-------- EXCERPTED DATA --------
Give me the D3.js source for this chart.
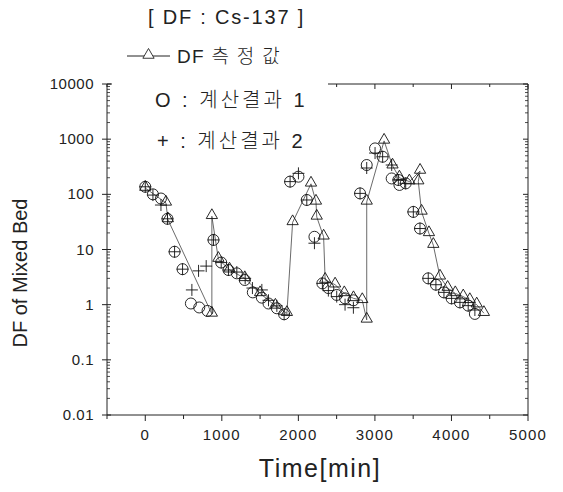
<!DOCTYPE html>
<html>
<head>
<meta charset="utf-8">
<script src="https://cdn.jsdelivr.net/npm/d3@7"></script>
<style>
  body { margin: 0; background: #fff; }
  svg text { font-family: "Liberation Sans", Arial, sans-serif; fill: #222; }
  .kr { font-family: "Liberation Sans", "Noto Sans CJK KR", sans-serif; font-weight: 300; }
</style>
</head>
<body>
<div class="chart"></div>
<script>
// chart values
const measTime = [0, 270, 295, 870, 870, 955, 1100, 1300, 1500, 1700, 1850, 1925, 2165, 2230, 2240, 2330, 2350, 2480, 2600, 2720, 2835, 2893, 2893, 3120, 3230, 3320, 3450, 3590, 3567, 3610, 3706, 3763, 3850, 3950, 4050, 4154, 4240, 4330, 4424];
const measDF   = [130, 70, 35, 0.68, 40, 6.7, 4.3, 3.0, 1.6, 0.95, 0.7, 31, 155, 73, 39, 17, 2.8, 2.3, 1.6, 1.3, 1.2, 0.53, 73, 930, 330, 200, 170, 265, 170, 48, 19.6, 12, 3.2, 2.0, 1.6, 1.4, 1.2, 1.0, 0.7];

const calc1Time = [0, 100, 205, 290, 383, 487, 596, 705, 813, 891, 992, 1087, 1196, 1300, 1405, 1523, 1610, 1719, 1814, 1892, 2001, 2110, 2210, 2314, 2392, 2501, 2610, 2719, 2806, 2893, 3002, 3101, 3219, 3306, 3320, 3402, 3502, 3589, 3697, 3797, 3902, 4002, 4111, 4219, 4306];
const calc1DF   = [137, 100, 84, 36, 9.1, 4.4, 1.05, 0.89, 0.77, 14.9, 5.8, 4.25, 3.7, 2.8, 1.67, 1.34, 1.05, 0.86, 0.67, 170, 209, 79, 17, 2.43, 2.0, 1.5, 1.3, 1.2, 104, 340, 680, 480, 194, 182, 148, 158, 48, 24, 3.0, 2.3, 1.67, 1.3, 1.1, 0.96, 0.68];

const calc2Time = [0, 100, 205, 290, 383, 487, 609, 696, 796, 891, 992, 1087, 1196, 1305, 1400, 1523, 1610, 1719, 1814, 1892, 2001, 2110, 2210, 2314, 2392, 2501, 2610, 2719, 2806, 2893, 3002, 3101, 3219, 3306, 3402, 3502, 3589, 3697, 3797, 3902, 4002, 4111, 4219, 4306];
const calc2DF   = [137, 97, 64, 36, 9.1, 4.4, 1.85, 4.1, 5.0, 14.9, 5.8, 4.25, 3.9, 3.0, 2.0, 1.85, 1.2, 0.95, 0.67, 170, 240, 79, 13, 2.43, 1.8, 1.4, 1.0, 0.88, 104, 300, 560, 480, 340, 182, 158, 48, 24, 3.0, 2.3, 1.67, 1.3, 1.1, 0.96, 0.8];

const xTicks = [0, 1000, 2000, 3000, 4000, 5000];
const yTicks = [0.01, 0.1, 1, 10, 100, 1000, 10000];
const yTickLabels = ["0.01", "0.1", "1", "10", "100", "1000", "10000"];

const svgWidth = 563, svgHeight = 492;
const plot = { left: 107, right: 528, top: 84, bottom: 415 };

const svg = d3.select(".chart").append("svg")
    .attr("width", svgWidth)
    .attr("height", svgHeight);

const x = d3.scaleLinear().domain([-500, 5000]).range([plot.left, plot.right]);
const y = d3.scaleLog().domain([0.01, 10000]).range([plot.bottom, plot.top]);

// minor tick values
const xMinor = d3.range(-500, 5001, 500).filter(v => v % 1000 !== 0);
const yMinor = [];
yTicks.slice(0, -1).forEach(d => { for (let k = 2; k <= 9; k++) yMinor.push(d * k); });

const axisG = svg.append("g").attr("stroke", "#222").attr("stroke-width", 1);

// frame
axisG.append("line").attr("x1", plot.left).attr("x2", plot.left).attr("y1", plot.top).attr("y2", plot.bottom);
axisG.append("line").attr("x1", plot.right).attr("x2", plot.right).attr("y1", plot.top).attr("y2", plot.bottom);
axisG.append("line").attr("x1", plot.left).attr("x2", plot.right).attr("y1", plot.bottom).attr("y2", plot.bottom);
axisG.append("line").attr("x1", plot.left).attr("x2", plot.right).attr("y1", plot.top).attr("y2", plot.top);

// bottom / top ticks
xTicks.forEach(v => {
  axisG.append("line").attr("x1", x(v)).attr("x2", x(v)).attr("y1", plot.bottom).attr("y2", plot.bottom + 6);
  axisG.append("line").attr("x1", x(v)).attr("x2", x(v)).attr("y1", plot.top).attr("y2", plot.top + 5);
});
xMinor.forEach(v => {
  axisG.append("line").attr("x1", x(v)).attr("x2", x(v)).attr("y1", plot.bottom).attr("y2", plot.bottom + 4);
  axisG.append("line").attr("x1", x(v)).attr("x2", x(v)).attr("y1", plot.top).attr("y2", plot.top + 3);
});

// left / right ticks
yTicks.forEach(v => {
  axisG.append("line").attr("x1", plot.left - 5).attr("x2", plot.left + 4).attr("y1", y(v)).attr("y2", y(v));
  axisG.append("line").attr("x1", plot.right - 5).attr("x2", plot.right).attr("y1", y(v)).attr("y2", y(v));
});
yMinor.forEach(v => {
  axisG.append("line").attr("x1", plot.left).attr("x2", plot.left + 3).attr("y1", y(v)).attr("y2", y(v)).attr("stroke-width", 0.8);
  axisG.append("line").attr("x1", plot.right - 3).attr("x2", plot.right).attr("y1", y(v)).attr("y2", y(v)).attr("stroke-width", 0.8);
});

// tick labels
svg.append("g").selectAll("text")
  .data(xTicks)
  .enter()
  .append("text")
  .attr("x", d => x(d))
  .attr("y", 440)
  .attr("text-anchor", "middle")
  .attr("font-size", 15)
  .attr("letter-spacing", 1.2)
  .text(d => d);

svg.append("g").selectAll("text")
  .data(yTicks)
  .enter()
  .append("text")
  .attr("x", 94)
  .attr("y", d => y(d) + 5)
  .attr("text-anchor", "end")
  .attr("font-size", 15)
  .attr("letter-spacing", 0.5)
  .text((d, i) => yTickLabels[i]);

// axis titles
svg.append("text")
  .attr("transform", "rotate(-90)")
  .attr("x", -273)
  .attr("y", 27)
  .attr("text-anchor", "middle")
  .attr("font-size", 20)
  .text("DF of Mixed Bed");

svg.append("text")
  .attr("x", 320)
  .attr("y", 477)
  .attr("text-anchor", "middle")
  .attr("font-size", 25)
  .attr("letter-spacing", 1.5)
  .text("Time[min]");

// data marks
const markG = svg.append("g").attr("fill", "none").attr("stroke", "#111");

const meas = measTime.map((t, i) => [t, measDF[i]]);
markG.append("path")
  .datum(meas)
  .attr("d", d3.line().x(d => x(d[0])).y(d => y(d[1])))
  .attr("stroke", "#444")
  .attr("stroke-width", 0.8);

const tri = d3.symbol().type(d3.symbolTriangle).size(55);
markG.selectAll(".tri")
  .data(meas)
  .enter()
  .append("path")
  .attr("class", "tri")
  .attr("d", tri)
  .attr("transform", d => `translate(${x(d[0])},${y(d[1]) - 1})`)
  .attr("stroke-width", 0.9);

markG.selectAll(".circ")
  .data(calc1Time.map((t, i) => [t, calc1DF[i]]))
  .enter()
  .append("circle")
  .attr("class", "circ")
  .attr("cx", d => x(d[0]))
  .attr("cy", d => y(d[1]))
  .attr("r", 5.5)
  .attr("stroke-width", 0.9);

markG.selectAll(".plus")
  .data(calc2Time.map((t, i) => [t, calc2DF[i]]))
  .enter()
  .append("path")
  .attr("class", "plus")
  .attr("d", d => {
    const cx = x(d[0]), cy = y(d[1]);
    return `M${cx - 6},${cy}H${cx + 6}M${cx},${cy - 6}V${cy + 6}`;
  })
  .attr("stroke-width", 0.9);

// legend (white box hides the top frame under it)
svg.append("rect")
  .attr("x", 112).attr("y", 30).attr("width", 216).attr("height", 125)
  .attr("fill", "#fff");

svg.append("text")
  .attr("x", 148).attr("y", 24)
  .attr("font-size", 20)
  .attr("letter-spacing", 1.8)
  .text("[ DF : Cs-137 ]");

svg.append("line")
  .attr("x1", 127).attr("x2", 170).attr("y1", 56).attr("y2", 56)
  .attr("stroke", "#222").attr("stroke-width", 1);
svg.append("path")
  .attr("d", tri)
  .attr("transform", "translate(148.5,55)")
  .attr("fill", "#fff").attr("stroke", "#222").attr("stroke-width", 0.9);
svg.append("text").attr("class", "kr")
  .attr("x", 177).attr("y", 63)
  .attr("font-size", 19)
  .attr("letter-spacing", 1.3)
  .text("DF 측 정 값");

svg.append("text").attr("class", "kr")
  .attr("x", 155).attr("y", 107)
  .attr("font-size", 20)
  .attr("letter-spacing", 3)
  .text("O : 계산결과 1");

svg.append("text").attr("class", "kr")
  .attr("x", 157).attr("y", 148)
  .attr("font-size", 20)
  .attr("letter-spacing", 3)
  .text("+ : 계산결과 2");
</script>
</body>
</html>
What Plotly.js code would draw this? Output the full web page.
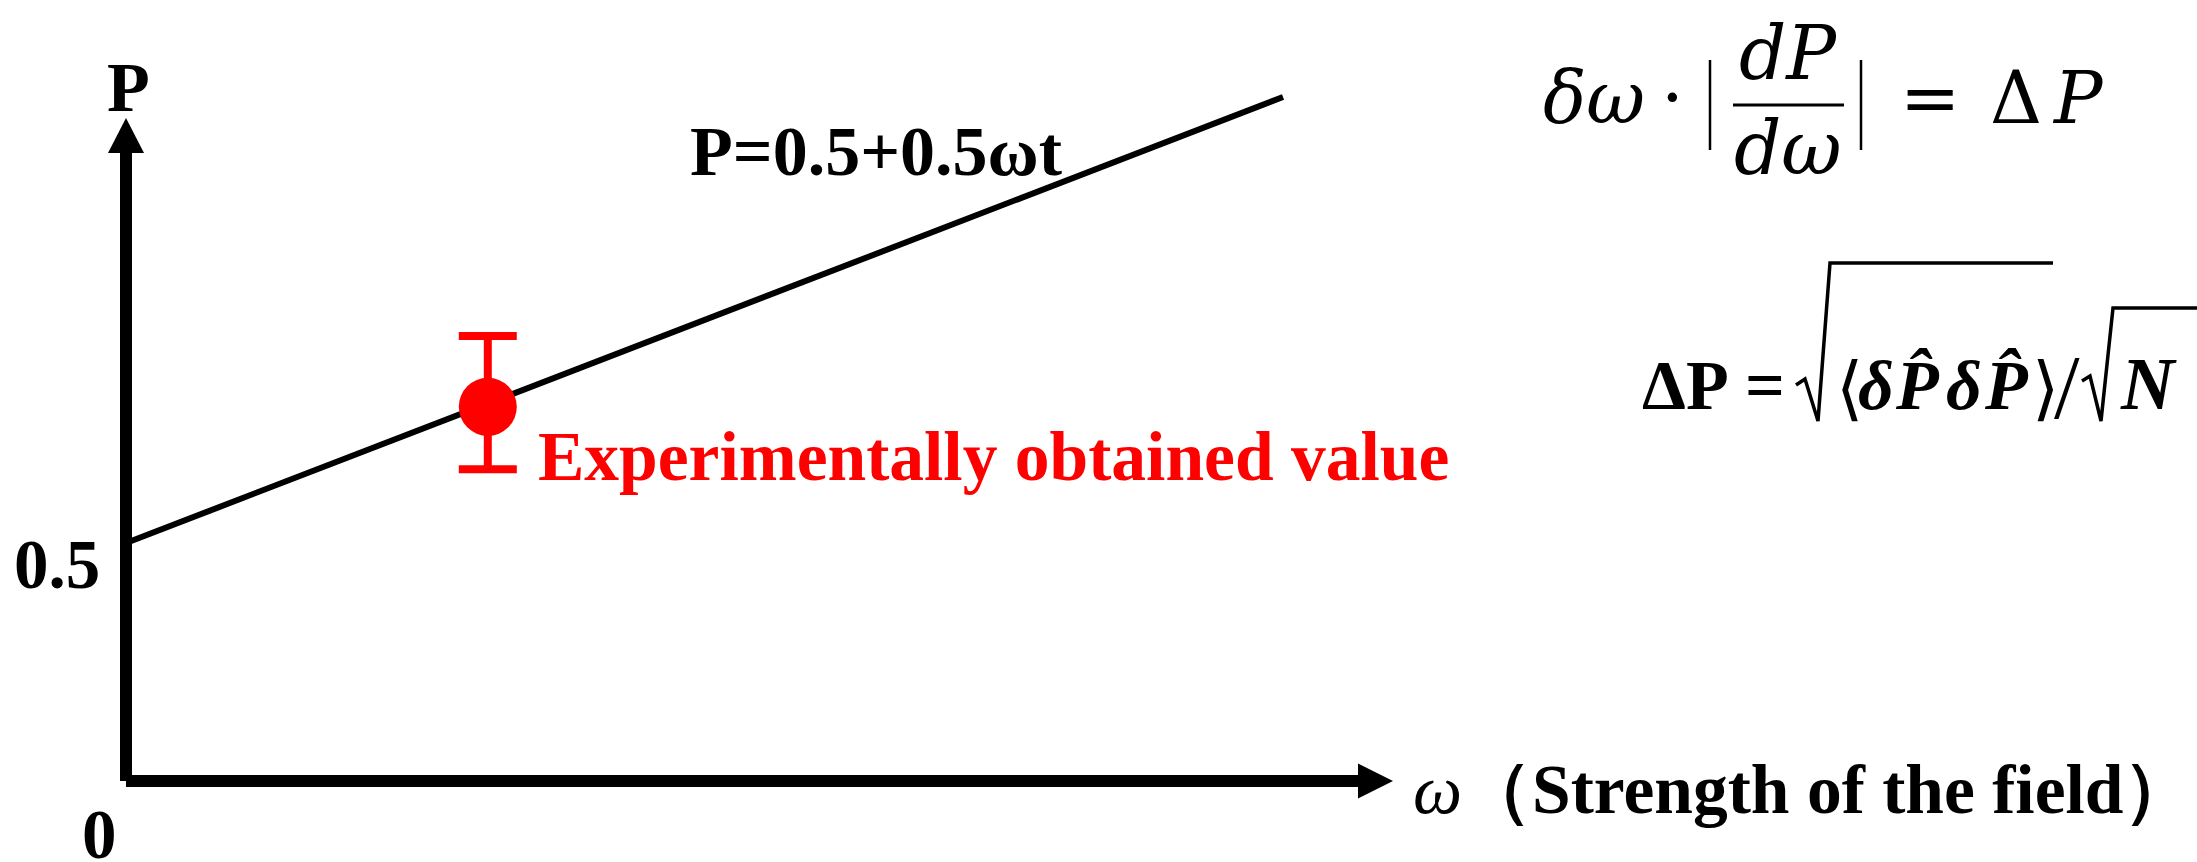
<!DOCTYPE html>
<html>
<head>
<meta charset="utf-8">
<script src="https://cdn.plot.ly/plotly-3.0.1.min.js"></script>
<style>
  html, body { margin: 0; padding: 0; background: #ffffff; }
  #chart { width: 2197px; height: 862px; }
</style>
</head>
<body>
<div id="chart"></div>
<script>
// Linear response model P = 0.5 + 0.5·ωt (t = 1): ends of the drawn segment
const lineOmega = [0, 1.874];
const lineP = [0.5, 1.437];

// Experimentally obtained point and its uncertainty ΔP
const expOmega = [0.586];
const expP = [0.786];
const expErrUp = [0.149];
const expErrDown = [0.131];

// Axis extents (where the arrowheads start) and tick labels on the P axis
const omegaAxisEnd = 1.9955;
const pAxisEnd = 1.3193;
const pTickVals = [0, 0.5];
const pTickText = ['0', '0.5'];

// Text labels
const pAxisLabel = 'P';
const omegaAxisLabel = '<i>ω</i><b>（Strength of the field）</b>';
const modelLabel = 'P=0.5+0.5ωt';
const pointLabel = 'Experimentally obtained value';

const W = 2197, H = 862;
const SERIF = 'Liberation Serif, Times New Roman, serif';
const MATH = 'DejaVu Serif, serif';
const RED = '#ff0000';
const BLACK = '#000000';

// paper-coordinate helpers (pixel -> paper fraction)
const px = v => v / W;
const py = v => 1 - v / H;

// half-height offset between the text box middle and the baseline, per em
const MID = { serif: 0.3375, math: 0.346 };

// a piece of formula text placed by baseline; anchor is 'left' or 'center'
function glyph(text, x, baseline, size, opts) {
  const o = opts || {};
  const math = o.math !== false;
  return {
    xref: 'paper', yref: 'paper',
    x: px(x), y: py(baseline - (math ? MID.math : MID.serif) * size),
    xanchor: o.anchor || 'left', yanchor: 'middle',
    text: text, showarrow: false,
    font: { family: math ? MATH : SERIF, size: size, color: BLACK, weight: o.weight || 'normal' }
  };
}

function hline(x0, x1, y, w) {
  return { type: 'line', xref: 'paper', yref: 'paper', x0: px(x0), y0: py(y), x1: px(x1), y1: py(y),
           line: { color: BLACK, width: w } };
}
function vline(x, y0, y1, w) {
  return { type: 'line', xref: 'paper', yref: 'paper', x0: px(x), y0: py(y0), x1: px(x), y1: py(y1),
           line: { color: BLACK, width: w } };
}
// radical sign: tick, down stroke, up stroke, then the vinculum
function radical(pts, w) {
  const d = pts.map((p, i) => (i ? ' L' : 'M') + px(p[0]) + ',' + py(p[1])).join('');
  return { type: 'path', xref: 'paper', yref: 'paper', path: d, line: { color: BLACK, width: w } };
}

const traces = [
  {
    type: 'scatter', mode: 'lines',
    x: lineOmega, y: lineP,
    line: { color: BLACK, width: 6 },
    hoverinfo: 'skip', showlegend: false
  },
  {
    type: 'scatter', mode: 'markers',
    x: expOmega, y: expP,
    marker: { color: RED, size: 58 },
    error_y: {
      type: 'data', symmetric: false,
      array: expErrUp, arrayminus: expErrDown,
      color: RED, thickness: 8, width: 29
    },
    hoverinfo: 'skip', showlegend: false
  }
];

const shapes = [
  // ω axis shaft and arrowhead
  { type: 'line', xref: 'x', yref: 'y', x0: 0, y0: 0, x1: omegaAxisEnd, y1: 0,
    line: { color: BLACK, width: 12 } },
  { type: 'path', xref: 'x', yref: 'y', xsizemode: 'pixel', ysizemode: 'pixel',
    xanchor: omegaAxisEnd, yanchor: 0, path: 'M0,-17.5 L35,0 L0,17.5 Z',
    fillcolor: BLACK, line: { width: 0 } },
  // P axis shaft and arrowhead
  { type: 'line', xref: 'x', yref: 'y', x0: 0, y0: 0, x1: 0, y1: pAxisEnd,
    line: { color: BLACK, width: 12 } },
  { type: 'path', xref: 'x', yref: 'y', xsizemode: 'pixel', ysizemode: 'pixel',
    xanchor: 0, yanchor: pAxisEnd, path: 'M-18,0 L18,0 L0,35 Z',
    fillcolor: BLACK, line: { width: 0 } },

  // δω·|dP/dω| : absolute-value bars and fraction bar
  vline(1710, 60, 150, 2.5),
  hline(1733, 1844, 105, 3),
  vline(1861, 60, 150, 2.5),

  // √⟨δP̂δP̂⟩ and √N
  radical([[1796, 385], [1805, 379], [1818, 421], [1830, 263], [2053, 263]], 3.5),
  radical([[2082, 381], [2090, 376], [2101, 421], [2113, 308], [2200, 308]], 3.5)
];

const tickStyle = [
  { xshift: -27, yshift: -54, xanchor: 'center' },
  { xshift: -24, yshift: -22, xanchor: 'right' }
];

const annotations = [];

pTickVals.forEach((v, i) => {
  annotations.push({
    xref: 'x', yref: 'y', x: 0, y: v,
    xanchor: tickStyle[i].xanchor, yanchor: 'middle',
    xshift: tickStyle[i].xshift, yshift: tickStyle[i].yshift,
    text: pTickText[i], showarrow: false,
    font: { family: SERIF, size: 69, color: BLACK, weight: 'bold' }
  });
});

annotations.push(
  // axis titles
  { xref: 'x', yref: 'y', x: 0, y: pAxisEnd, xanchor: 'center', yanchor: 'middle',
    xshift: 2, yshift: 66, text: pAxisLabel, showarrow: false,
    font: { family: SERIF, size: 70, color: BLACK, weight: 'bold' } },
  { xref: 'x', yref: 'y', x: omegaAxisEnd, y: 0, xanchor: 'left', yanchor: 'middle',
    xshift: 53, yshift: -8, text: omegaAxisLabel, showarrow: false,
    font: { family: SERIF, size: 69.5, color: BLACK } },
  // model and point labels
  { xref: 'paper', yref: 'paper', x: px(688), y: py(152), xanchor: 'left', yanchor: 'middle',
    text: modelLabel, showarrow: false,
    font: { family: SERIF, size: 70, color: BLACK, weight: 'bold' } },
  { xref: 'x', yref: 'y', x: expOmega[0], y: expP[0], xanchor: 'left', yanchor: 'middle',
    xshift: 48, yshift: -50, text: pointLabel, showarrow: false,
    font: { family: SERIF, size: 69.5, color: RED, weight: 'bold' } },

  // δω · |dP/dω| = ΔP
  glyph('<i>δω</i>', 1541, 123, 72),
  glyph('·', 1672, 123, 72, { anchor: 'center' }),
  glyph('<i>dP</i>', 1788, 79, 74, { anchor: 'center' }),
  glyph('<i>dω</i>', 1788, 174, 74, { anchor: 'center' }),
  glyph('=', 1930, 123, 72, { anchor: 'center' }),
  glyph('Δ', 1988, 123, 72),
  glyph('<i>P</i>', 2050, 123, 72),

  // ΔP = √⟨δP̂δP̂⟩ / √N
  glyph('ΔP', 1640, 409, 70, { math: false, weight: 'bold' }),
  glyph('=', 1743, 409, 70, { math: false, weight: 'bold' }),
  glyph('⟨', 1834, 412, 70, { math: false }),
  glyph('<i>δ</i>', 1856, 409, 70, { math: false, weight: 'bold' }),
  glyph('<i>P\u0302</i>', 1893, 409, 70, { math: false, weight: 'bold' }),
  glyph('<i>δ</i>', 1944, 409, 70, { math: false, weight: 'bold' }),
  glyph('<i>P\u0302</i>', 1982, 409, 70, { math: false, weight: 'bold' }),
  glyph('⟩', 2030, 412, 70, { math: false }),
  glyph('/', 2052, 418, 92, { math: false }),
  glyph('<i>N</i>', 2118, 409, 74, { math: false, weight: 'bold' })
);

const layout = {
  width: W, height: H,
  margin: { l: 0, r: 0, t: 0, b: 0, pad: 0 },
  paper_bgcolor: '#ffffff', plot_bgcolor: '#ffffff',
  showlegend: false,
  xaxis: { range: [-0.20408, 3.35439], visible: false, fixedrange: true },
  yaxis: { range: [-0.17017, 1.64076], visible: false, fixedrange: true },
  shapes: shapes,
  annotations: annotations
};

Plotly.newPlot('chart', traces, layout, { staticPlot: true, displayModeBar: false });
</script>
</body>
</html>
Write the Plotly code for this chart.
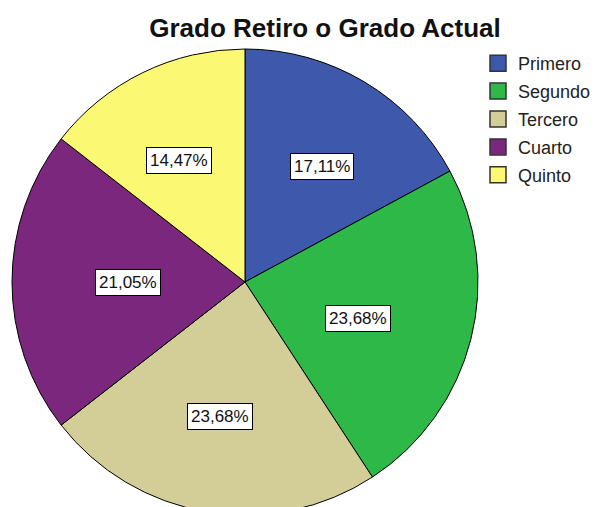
--------
Copy each line above that contains the string "this".

Give me the D3.js source for this chart.
What Plotly.js code would draw this? Output the full web page.
Write the Plotly code for this chart.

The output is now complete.